4 st-25 crank up lifts about 20’ off of each ring post. 6 pars on each lift. You don’t need to do truss, just pipe (or a par bar that is pre wired works).

You want to be high enough not to be in the eyes of the people who paid the most to be ringside, but not too high that you have shadows under the boxers eyes.

I’ve attached a very quick and dirty focus chart of how I use to focus each tower. I did this for broadcast/PPV.

As far as your budget, for purchase that’s going to be real low. Rental it might be ok
32A227D2-0E8C-42D0-8656-C19A81F24B9B.jpeg
 
Curious as to why you would stack it all to one corner and not go 4 diagonal down the middle and 1 on either side?
 
Curious as to why you would stack it all to one corner and not go 4 diagonal down the middle and 1 on either side?
@Amiers Possibly @egilson1 Was illustrating one of four corners, leaving you to duplicate his focus with the other three. Focusing as shown aids in not firing into the eyes of the high-dollar patrons sitting tight to the ring.
Toodleoo!
Ron Hebbard
 
True. But wouldn’t they be around the whole ring?
 
True. But wouldn’t they be around the whole ring?
@Amiers and @egilson1 True and I suspect that's why Ethan's not firing all the way across to the opposite sides from any of the four towers.
Possibly @egilson1 will be along shortly to elaborate.
Toodleoo!
Ron Hebbard
 
During the Baseball strike of 1981 I lit boxing events every weekend for ABC, CBS or ESPN. Depending on the venue, we either ground supported or flew a 40 x 40' box truss square with 24 - 1K Pars on each side.
 
Just tossing in my two cents-- If you can, Hang a large white drop of fabric, stretched out above the ring (12-15' above) as a ceiling, and Uplight it with PARcans or Fresnels. You'll get a nice, diffused light from above, with no glare in anyone's eyes. WIN/WIN. And it's a very inexpensive solution. Hell- you can even have fun and project a gobo/logo on it before and after the fight. -- OR, use a number and do it like a "ring girl" to show what round it is between rounds.
 
Sorry for the delay in response.

So Ron is correct that the drawing I posted is for a single lighting position. You would rotate the focus areas as you moved from lift to lift. I used MFL S4pars and would orientate the lenses to go along the edge of the ring for the sides, and then the far shot unit would be vertical so it would catch the far ring post and a little above that (with wrestling, you have to account for action from the top rope). The near shot unit was horizontal.
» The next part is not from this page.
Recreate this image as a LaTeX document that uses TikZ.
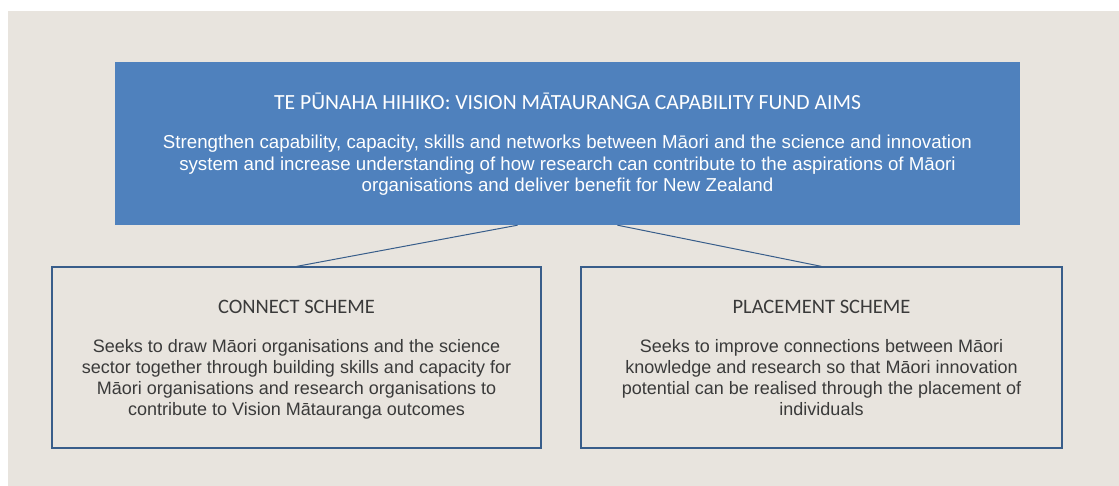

I never put ground supported towers on the sides of the ring. Obstructing the view of fans on the sides is a no no.

Again, this is what I recommend for a tight budget. It's a different story if you can fly a 40x40 truss and hang 48 fixtures.

For entrances I would suggest anything that moves and flashes. Boxing is different than wrestling, you don't have a "character" you are trying to promote to your fans over the long term. Boxing is more about the in ring action.